Wednesday, 17 December 2014: 1:55 PM
Arthur D Jolly1, Bruce W Christenson2, Jurgen W Neuberg3, Nicolas Fournier4, Agnes Mazot1, Geoff Kilgour4 and Gillian Elizabeth Jolly1, (1)GNS Science-Institute of Geological and Nuclear Sciences Ltd, Lower Hutt, New Zealand, (2)GNS Science-Institute of Geological and Nuclear Sciences Ltd, National Isotope Centre, Lower Hutt, New Zealand, (3)University of Leeds, Leeds, United Kingdom, (4)GNS Science, Taupo, New Zealand
Volcano monitoring is usually undertaken with the collection of both automated and manual data that form a multi-parameter time-series having a wide range of sampling rates and measurement accuracies. Assessments of hazards and risks ultimately rely on incorporating this information into usable form, first for the scientists to interpret, and then for the public and relevant stakeholders. One important challenge is in building appropriate and efficient strategies to compare and interpret data from these exceptionally different datasets.

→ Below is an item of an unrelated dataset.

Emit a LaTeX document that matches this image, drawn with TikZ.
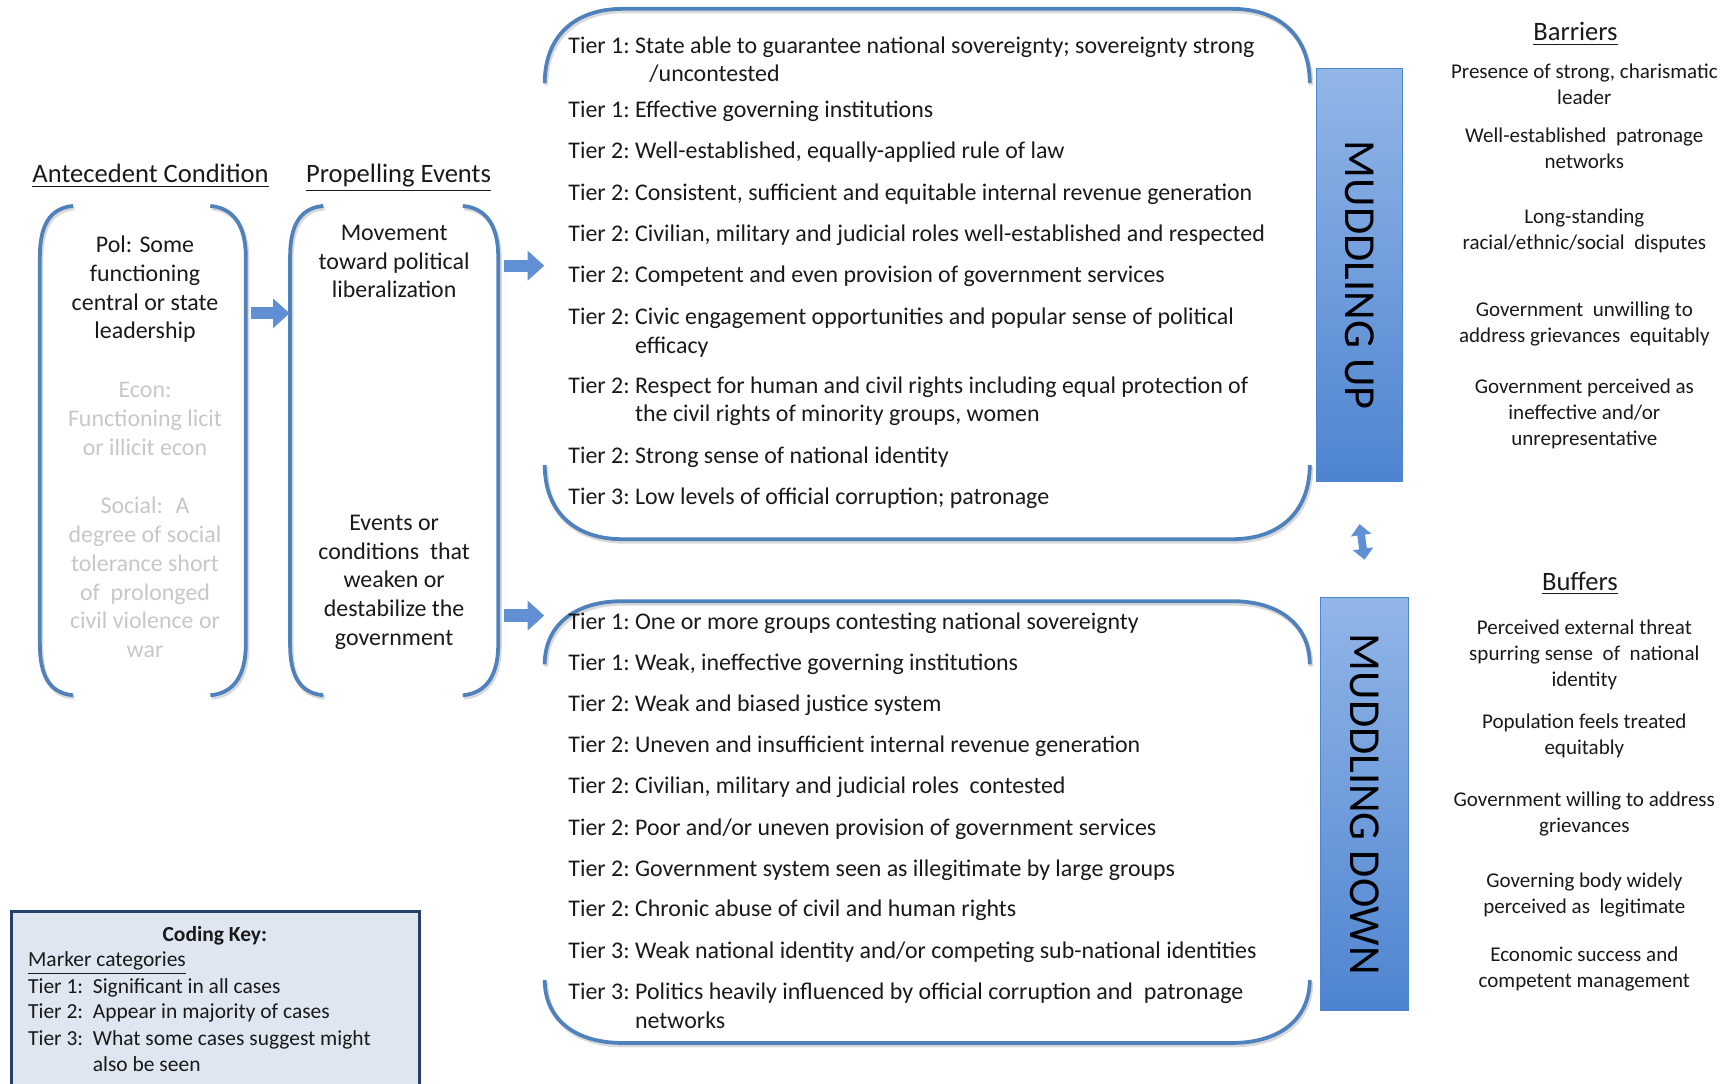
\documentclass[tikz,border=0pt]{standalone}
\usepackage{fontspec}
\setmainfont{Carlito}
\usetikzlibrary{arrows.meta,fit}
\definecolor{offblue}{RGB}{79,129,189}
\definecolor{arrowblue}{RGB}{96,143,212}
\definecolor{bartop}{RGB}{146,182,232}
\definecolor{barbot}{RGB}{78,132,208}
\definecolor{keyfill}{RGB}{222,231,241}
\definecolor{keyline}{RGB}{36,64,110}
\newcommand{\tier}[2]{Tier #1:~\begin{tabular}[t]{@{}l@{}}#2\end{tabular}}
\newcommand{\keytier}[2]{Tier #1:~~\begin{tabular}[t]{@{}l@{}}#2\end{tabular}}
\newcommand{\cstack}[1]{\begin{tabular}[t]{@{}c@{}}#1\end{tabular}}
\begin{document}
\begin{tikzpicture}[x=0.5pt,y=-0.5pt,
	every node/.style={inner sep=0pt,text=black!90},
	bracket/.style={draw=offblue,line width=1.7pt,preaction={draw=black!15,line width=2pt,transform canvas={shift={(0.6pt,-1pt)}}}},
	blockarrow/.style={draw=arrowblue,line width=5.5pt,-{Triangle[width=13pt,length=7.5pt]}},
	dblarrow/.style={draw=arrowblue,line width=3.5pt,{Triangle[width=9pt,length=5pt]}-{Triangle[width=9pt,length=5pt]}},
	colhead/.style={anchor=base,font=\fontsize{12}{14}\selectfont},
	boxtext/.style={anchor=base,font=\fontsize{10.8}{13}\selectfont},
	ghosttext/.style={boxtext,text=black!22},
	tierline/.style={anchor=base west,font=\fontsize{10.8}{13}\selectfont},
	sidetext/.style={anchor=base,font=\fontsize{9.5}{11.75}\selectfont},
	bar/.style={draw=barbot,top color=bartop,bottom color=barbot},
	bartext/.style={rotate=-90,font=\fontsize{20}{20}\selectfont,text=black},
	keytext/.style={anchor=base west,font=\fontsize{9.7}{11.75}\selectfont}]
	\useasboundingbox (0,0) rectangle (1568,979);

	% column headings
	\node[colhead] (antehead) at (136,165) {\underline{Antecedent Condition}};
	\node[colhead] (prophead) at (360,165) {\underline{Propelling Events}};
	\node[colhead] (barrhead) at (1423,37) {\underline{Barriers}};
	\node[colhead] (buffhead) at (1427,533) {\underline{Buffers}};

	% antecedent condition
	\node[fit={(36,186) (222,628)}] (ante) {};
	\draw[bracket] (66,186) .. controls (44,188) and (36,205) .. (36,232) -- (36,582) .. controls (36,609) and (44,626) .. (66,628);
	\draw[bracket] (190,186) .. controls (212,188) and (222,205) .. (222,232) -- (222,582) .. controls (222,609) and (212,626) .. (190,628);
	\node[boxtext] (pol) at (131,228) {\cstack{Pol: Some\\functioning\\central or state\\leadership}};
	\node[ghosttext] (econ) at (131,359) {\cstack{Econ:\\Functioning licit\\or illicit econ}};
	\node[ghosttext] (social) at (131,464) {\cstack{Social:~ A\\degree of social\\tolerance short\\of~ prolonged\\civil violence or\\war}};

	% propelling events
	\node[fit={(262,186) (450,628)}] (prop) {};
	\draw[bracket] (292,186) .. controls (270,188) and (262,205) .. (262,232) -- (262,582) .. controls (262,609) and (270,626) .. (292,628);
	\draw[bracket] (418,186) .. controls (440,188) and (450,205) .. (450,232) -- (450,582) .. controls (450,609) and (440,626) .. (418,628);
	\node[boxtext] (move) at (356,217) {\cstack{Movement\\toward political\\liberalization}};
	\node[boxtext] (weaken) at (356,479) {\cstack{Events or\\conditions~ that\\weaken or\\destabilize the\\government}};

	% muddling up markers
	\node[fit={(492,8) (1183,487)}] (upper) {};
	\draw[bracket] (492,75) .. controls (492,32) and (520,8) .. (562,8) -- (1113,8) .. controls (1155,8) and (1183,32) .. (1183,75);
	\draw[bracket] (492,420) .. controls (492,463) and (520,487) .. (562,487) -- (1113,487) .. controls (1155,487) and (1183,463) .. (1183,420);
	\node[tierline] (up1) at (513,48) {\tier{1}{State able to guarantee national sovereignty; sovereignty strong\\\hspace{0.6em}/uncontested}};
	\node[tierline] (up2) at (513,106) {\tier{1}{Effective governing institutions}};
	\node[tierline] (up3) at (513,143) {\tier{2}{Well-established, equally-applied rule of law}};
	\node[tierline] (up4) at (513,181) {\tier{2}{Consistent, sufficient and equitable internal revenue generation}};
	\node[tierline] (up5) at (513,218) {\tier{2}{Civilian, military and judicial roles well-established and respected}};
	\node[tierline] (up6) at (513,255) {\tier{2}{Competent and even provision of government services}};
	\node[tierline] (up7) at (513,293) {\tier{2}{Civic engagement opportunities and popular sense of political\\efficacy}};
	\node[tierline] (up8) at (513,355) {\tier{2}{Respect for human and civil rights including equal protection of\\the civil rights of minority groups, women}};
	\node[tierline] (up9) at (513,419) {\tier{2}{Strong sense of national identity}};
	\node[tierline] (up10) at (513,456) {\tier{3}{Low levels of official corruption; patronage}};

	% muddling down markers
	\node[fit={(492,543) (1183,942)}] (lower) {};
	\draw[bracket] (492,600) .. controls (492,564) and (520,543) .. (562,543) -- (1113,543) .. controls (1155,543) and (1183,564) .. (1183,600);
	\draw[bracket] (492,885) .. controls (492,921) and (520,942) .. (562,942) -- (1113,942) .. controls (1155,942) and (1183,921) .. (1183,885);
	\node[tierline] (dn1) at (513,569) {\tier{1}{One or more groups contesting national sovereignty}};
	\node[tierline] (dn2) at (513,606) {\tier{1}{Weak, ineffective governing institutions}};
	\node[tierline] (dn3) at (513,643) {\tier{2}{Weak and biased justice system}};
	\node[tierline] (dn4) at (513,680) {\tier{2}{Uneven and insufficient internal revenue generation}};
	\node[tierline] (dn5) at (513,717) {\tier{2}{Civilian, military and judicial roles~ contested}};
	\node[tierline] (dn6) at (513,755) {\tier{2}{Poor and/or uneven provision of government services}};
	\node[tierline] (dn7) at (513,792) {\tier{2}{Government system seen as illegitimate by large groups}};
	\node[tierline] (dn8) at (513,828) {\tier{2}{Chronic abuse of civil and human rights}};
	\node[tierline] (dn9) at (513,866) {\tier{3}{Weak national identity and/or competing sub-national identities}};
	\node[tierline] (dn10) at (513,903) {\tier{3}{Politics heavily influenced by official corruption and~ patronage\\networks}};

	% bars
	\node[bar,fit={(1189,62) (1267,435)}] (upbar) {};
	\node[bartext] (uplabel) at (upbar.center) {MUDDLING UP};
	\node[bar,fit={(1193,540) (1272,913)}] (downbar) {};
	\node[bartext] (downlabel) at (downbar.center) {MUDDLING DOWN};

	% barriers
	\node[sidetext] (bar1) at (1431,71) {\cstack{Presence of strong, charismatic\\leader}};
	\node[sidetext] (bar2) at (1431,129) {\cstack{Well-established~ patronage\\networks}};
	\node[sidetext] (bar3) at (1431,202) {\cstack{Long-standing\\racial/ethnic/social~ disputes}};
	\node[sidetext] (bar4) at (1431,286) {\cstack{Government~ unwilling to\\address grievances~ equitably}};
	\node[sidetext] (bar5) at (1431,355) {\cstack{Government perceived as\\ineffective and/or\\unrepresentative}};

	% buffers
	\node[sidetext] (buf1) at (1431,573) {\cstack{Perceived external threat\\spurring sense~ of~ national\\identity}};
	\node[sidetext] (buf2) at (1431,658) {\cstack{Population feels treated\\equitably}};
	\node[sidetext] (buf3) at (1431,728) {\cstack{Government willing to address\\grievances}};
	\node[sidetext] (buf4) at (1431,802) {\cstack{Governing body widely\\perceived as~ legitimate}};
	\node[sidetext] (buf5) at (1431,868) {\cstack{Economic success and\\competent management}};

	% coding key
	\node[fit={(10,823) (379,1000)},draw=keyline,fill=keyfill,line width=1.3pt] (key) {};
	\node[keytext,anchor=base] (keyhead) at (194,850) {\textbf{Coding Key:}};
	\node[keytext] (keycat) at (25,873) {\underline{Marker categories}};
	\node[keytext] (key1) at (25,897) {\keytier{1}{Significant in all cases}};
	\node[keytext] (key2) at (25,920) {\keytier{2}{Appear in majority of cases}};
	\node[keytext] (key3) at (25,944) {\keytier{3}{What some cases suggest might\\also be seen}};

	% arrows
	\draw[blockarrow] (ante.east |- 0,283) ++(4,0) -- (prop.west |- 0,283);
	\draw[blockarrow] (prop.east |- 0,240) ++(5,0) -- (upper.west |- 0,240);
	\draw[blockarrow] (prop.east |- 0,556) ++(5,0) -- (lower.west |- 0,556);
	\draw[dblarrow] ([yshift=-19pt]upbar.south) -- ([yshift=17pt]downbar.north);
\end{tikzpicture}
\end{document}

The White Island volcanic system entered a new eruptive state beginning in mid-2012 and continuing through the present time. Eruptive activity during this period comprised small phreatic and phreato-magmatic events in August 2012, August 2013 and October 2013 and the intrusion of a small dome that was first observed in November 2012. We examine the chemical and geophysical dataset to assess the effects of small magma batches on the shallow hydrothermal system. The analysis incorporates high data rate (100 Hz) seismic, and infrasound data, lower data rate (1 Hz to 5 min sampling interval) GPS, tilt-meter, and gravity data and very low data rate geochemical time series (sampling intervals from days to months). The analysis is further informed by visual observations of lake level changes, geysering activity through crater lake vents, and changes in fumarolic discharges.

We first focus on the problems of incorporating the range of observables into coherent time frame dependant conceptual models. We then show examples where high data rate information may be improved through new processing methods and where low data rate information may be collected more frequently without loss of fidelity. By this approach we hope to improve the accuracy and efficiency of interpretations of volcano unrest and thereby improve hazard assessments.